Our marriage is important to us and we invest in it. We continue to keep it as our number 2 focus after our individual relationships with Christ. We invest in it because of what we learned in pre-engagement counseling. Before we got engaged we went through pre-engagement counseling to make sure we knew not only what marriage would entail and have the tools and resources we would use but to have the option to back out of the relationship before it got to engagement and any doubt crossed our minds or if through counseling we realized this wasn’t going to work.

It seems as though once you’re engaged people find it hard to back out if they don’t think they’re making the right decision. They either go through with the marriage and get divorced shortly after, cancel the wedding right before it happens or stay married and remain miserable. Our counselor recommended we start with pre-engagement counseling to peel everything back, take a look at our family histories, try to understand them and see what tools we should use for any disagreement that may arise.

It was eye opening to do our family history, go back 4 generations and see:

  • What was going on in our families
  • Why marriages didn’t work
  • Issues we didn’t know about and never heard of

We received tools from our counselor on how to manage the things we saw in our families as generational cycles are real but how you deal with issues determines how your marriage will either grow and flourish or diminish and die. By going through counseling we were confident and sure of moving to the next stage – engagement and then marriage. The best decision we made while dating was pre-engagement counseling.

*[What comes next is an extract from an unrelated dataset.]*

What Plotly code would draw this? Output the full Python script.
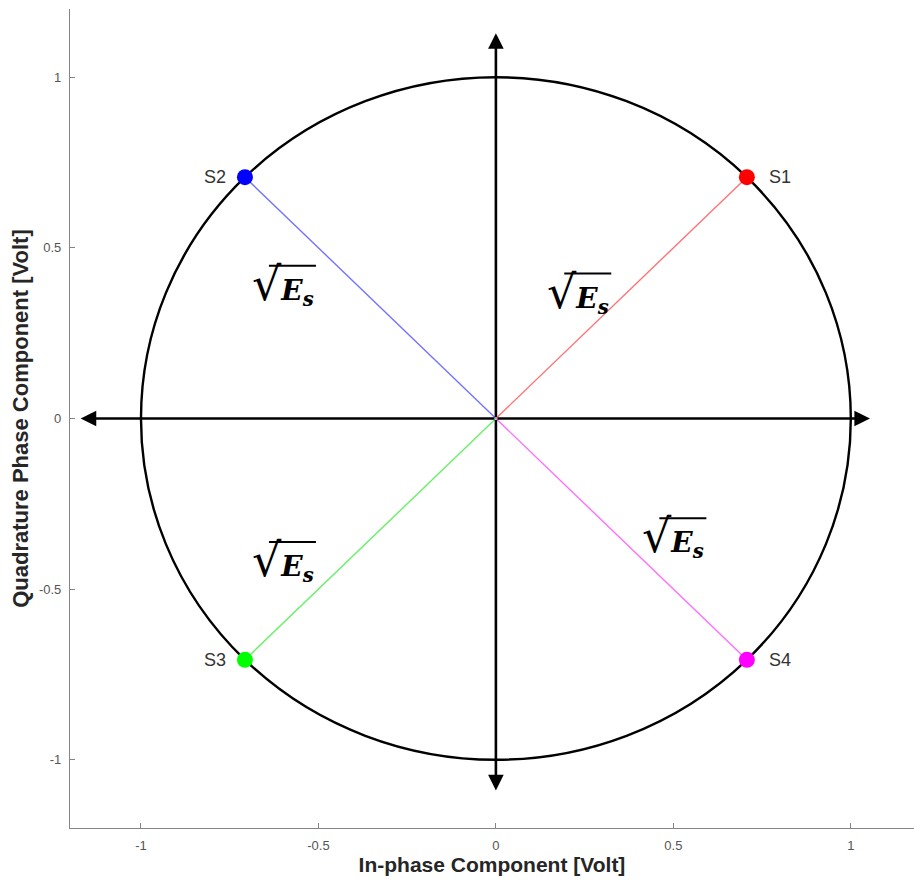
import plotly.graph_objects as go

# QPSK constellation points (in-phase / quadrature, volts)
symbol_names = ["S1", "S2", "S3", "S4"]
in_phase = [0.7071, -0.7071, -0.7071, 0.7071]
quadrature = [0.7071, 0.7071, -0.7071, -0.7071]
marker_colors = ["#ff0000", "#0000ff", "#00ff00", "#ff00ff"]
line_colors = ["#ff7373", "#7373ff", "#66f066", "#ff6eff"]
name_side = ["right", "left", "left", "right"]

# unit-energy circle radius
radius = 1.0

# sqrt(Es) label positions
es_x = [0.232, -0.6, -0.6, 0.5]
es_y = [0.372, 0.395, -0.415, -0.345]

# axis arrow tips (I+, I-, Q+, Q-)
arrow_x = [1.054, -1.17, 0.0, 0.0]
arrow_y = [0.0, 0.0, 1.129, -1.09]

x_ticks = [-1, -0.5, 0, 0.5, 1]
y_ticks = [-1, -0.5, 0, 0.5, 1]
tick_text = ["-1", "-0.5", "0", "0.5", "1"]

fig = go.Figure()

# radius vectors from the origin to each symbol
for i in range(len(symbol_names)):
    fig.add_trace(go.Scatter(
        x=[0, in_phase[i]], y=[0, quadrature[i]], mode="lines",
        line=dict(color=line_colors[i], width=1.4), hoverinfo="skip",
        showlegend=False))

# constellation symbols
fig.add_trace(go.Scatter(
    x=in_phase, y=quadrature, mode="markers",
    marker=dict(size=16, color=marker_colors, line=dict(width=0)),
    showlegend=False))

shapes = [dict(type="circle", xref="x", yref="y",
               x0=-radius, y0=-radius, x1=radius, y1=radius,
               line=dict(color="black", width=2.4), layer="below")]

annotations = []
# symbol names
for i, name in enumerate(symbol_names):
    right = name_side[i] == "right"
    annotations.append(dict(
        x=in_phase[i], y=quadrature[i], xref="x", yref="y", text=name,
        showarrow=False, xanchor="left" if right else "right",
        xshift=20 if right else -17, yshift=0,
        font=dict(family="Liberation Sans, Arial", size=18, color="#333333")))

# axis arrows
for ax_tip, ay_tip in zip(arrow_x, arrow_y):
    annotations.append(dict(
        x=ax_tip, y=ay_tip, ax=0, ay=0, xref="x", yref="y",
        axref="x", ayref="y", showarrow=True, arrowhead=2,
        arrowsize=1.2, arrowwidth=2.6, arrowcolor="black", text="",
        standoff=0, startstandoff=0))

# sqrt(Es) labels
for lx, ly in zip(es_x, es_y):
    annotations.append(dict(
        x=lx, y=ly, xref="x", yref="y", showarrow=False,
        xanchor="center", yanchor="middle",
        text="<span style='font-size:46px'>√</span><b><i>E</i></b><sub><b><i>s</i></b></sub>",
        font=dict(family="DejaVu Serif", size=28, color="black")))
    shapes.append(dict(
        type="line", xref="x", yref="y",
        xsizemode="pixel", ysizemode="pixel", xanchor=lx, yanchor=ly,
        x0=-14, x1=33, y0=18, y1=18,
        line=dict(color="black", width=2)))

axis_common = dict(
    showgrid=False, zeroline=False, showline=True, linecolor="#858585",
    linewidth=1.2, ticks="inside", ticklen=5, tickcolor="#858585",
    ticklabelstandoff=5,
    tickfont=dict(family="Liberation Sans, Arial", size=13, color="#555555"),
    mirror=False)

fig.update_layout(
    width=914, height=885,
    margin=dict(l=70, r=0, t=9, b=57),
    paper_bgcolor="white", plot_bgcolor="white",
    xaxis=dict(range=[-1.2, 1.178], tickvals=x_ticks, ticktext=tick_text,
               title=dict(text="<b>In-phase Component [Volt]</b>",
                          font=dict(family="Liberation Sans, Arial", size=21,
                                    color="#262626"), standoff=4),
               **axis_common),
    yaxis=dict(range=[-1.2, 1.2], tickvals=y_ticks, ticktext=tick_text,
               title=dict(text="<b>Quadrature Phase Component [Volt]</b>",
                          font=dict(family="Liberation Sans, Arial", size=22,
                                    color="#262626"), standoff=4),
               **axis_common),
    shapes=shapes, annotations=annotations)

fig.write_html("out.html")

After we got married we continued counseling once a month which was so beneficial during our first year that we didn’t drive each other crazy, we didn’t feel like we were catching each other off guard or that we were married to a stranger. This was great because we both lived at home with our parents/grandparents until we got married.

Going to counseling has made marriage such a blessing to us. We understand how to love each other the way we need to be loved and not how we think we should be. We moved away from our families 10 months after being married and we believe it was the best thing that could have happened for us. We truly left and cleft, cleaved? lol We only had each other to rely on out here in the Midwest.

To continue sowing into our marriage we looked into doing a Marriage Vision Retreat. What did that entail? We didn’t know lol so we googled it. It meant going away for 3-4 days and doing activities that covered a wide range of topics – finances, health, sex, communication, children, affection and more. We found one we liked by Jimmy Evans and decided to go for it. It’s recommended to do the Vision Retreat at the end of the year to prepare for the next year.

We prayed on it, cash flowed it, and found a nice little cabin not far from where we live. To save money while on our debt free journey we purchased groceries to cook while there so we wouldn’t eat out. This vision retreat was challenging because it forced us to dig deeper in our marriage and really think about topics that weren’t at the forefront of our minds. It was both life changing and marriage strengthening and such a great thing to do during this debt free journey. It also pushed us to talk about our vision for our relationship, where we saw ourselves in 1 year, 5 years, 10 years, 15 years. If we had kids, what was our vision for them? What was our vision for our family? What was our family motto? What impact did we as couple want to have on others, what was our ministry to others? Our gifts? It brought us closer than even we thought was possible.

After the retreat we decided that we would do this every year and have until this year when Baby HutchLife was born. We will at some point get to the Vision Retreat but are enjoying being new parents right now.

What do you do to keep your marriage a priority? What do you do to keep yourself a priority?